(What to do): Give back exactly the lines from the beginning of the listing below to the line holding "1.4, 1.6, 1.8];", both ends included; the pictures stay out.

++++ Given material ++++

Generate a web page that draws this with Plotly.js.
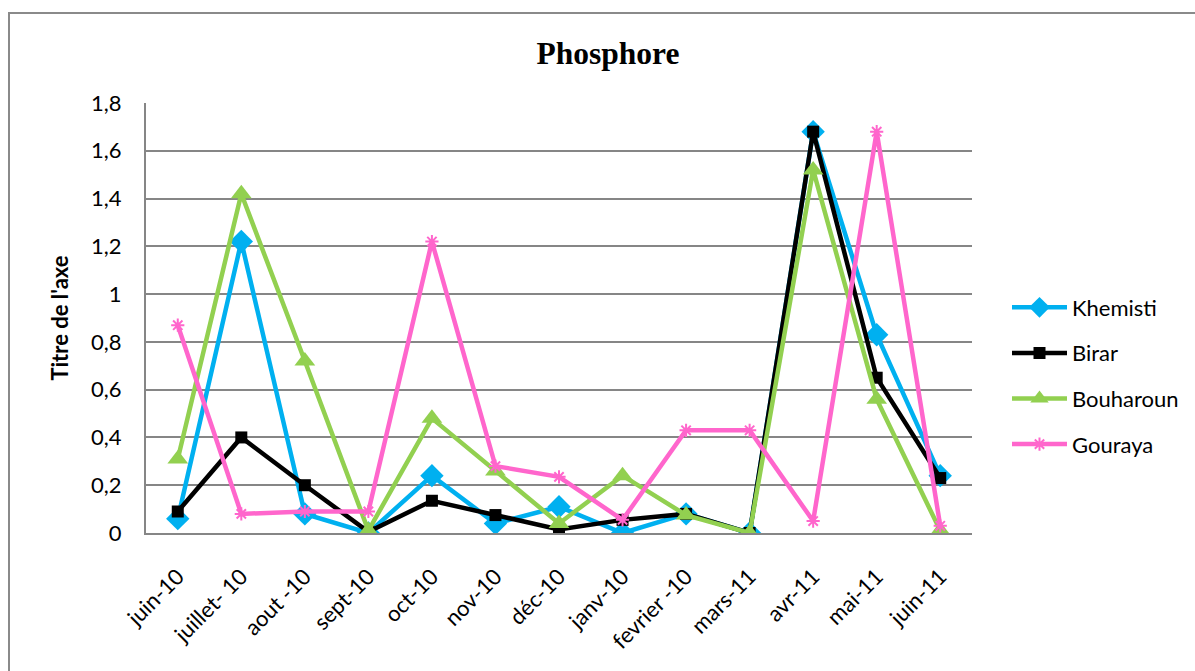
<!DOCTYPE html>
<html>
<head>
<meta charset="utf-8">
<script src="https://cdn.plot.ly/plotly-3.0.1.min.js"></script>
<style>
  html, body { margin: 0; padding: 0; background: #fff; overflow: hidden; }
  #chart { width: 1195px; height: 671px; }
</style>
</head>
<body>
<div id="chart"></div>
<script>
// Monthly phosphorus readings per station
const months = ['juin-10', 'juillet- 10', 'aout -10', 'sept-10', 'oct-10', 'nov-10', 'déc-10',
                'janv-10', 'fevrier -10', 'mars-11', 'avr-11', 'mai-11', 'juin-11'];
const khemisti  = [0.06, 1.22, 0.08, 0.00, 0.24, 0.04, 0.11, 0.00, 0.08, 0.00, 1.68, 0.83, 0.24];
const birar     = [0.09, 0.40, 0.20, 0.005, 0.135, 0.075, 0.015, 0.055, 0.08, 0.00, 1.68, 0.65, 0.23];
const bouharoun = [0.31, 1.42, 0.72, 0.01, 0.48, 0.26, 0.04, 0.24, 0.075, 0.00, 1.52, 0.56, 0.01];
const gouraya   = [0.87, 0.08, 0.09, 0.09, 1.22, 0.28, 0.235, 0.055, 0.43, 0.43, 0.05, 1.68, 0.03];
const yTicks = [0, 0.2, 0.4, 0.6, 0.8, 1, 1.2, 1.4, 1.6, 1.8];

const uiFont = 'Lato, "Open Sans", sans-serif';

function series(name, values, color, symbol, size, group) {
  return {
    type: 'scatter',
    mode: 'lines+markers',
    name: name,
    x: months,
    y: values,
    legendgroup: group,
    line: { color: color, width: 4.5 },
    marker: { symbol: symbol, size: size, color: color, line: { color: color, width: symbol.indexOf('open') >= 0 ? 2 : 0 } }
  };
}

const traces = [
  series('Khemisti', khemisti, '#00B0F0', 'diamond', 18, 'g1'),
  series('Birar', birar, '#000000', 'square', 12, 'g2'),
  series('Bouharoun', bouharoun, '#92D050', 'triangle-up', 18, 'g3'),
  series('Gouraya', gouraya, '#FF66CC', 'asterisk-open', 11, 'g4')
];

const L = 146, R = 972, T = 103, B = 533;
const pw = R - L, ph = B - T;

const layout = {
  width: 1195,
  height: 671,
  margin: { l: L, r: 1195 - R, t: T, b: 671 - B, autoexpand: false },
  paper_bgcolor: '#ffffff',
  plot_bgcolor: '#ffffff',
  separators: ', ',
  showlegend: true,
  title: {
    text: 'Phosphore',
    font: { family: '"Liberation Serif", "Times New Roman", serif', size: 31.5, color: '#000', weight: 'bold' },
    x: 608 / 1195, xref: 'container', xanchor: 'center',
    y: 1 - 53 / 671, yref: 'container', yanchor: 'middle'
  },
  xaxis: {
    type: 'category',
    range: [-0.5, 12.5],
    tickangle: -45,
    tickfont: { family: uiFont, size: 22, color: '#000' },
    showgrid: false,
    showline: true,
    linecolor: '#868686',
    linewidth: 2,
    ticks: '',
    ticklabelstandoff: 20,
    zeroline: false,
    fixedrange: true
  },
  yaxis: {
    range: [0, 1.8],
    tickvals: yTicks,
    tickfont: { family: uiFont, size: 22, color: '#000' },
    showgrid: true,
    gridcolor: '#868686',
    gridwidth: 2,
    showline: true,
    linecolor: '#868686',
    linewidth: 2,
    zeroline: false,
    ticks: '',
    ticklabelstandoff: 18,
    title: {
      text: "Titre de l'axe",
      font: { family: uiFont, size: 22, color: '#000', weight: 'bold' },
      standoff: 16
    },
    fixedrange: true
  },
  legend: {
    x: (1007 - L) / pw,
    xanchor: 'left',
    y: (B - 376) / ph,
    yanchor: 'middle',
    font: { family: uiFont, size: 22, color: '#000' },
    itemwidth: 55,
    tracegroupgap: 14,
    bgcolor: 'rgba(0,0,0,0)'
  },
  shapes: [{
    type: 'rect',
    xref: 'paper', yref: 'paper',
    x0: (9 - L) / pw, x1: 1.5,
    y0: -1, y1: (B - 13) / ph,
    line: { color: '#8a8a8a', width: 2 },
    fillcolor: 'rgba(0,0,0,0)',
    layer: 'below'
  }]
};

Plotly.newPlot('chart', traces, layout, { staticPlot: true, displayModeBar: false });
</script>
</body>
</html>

++++

(Written answer):
Generate a web page that draws this with Plotly.js.
<!DOCTYPE html>
<html>
<head>
<meta charset="utf-8">
<script src="https://cdn.plot.ly/plotly-3.0.1.min.js"></script>
<style>
  html, body { margin: 0; padding: 0; background: #fff; overflow: hidden; }
  #chart { width: 1195px; height: 671px; }
</style>
</head>
<body>
<div id="chart"></div>
<script>
// Monthly phosphorus readings per station
const months = ['juin-10', 'juillet- 10', 'aout -10', 'sept-10', 'oct-10', 'nov-10', 'déc-10',
                'janv-10', 'fevrier -10', 'mars-11', 'avr-11', 'mai-11', 'juin-11'];
const khemisti  = [0.06, 1.22, 0.08, 0.00, 0.24, 0.04, 0.11, 0.00, 0.08, 0.00, 1.68, 0.83, 0.24];
const birar     = [0.09, 0.40, 0.20, 0.005, 0.135, 0.075, 0.015, 0.055, 0.08, 0.00, 1.68, 0.65, 0.23];
const bouharoun = [0.31, 1.42, 0.72, 0.01, 0.48, 0.26, 0.04, 0.24, 0.075, 0.00, 1.52, 0.56, 0.01];
const gouraya   = [0.87, 0.08, 0.09, 0.09, 1.22, 0.28, 0.235, 0.055, 0.43, 0.43, 0.05, 1.68, 0.03];
const yTicks = [0, 0.2, 0.4, 0.6, 0.8, 1, 1.2, 1.4, 1.6, 1.8];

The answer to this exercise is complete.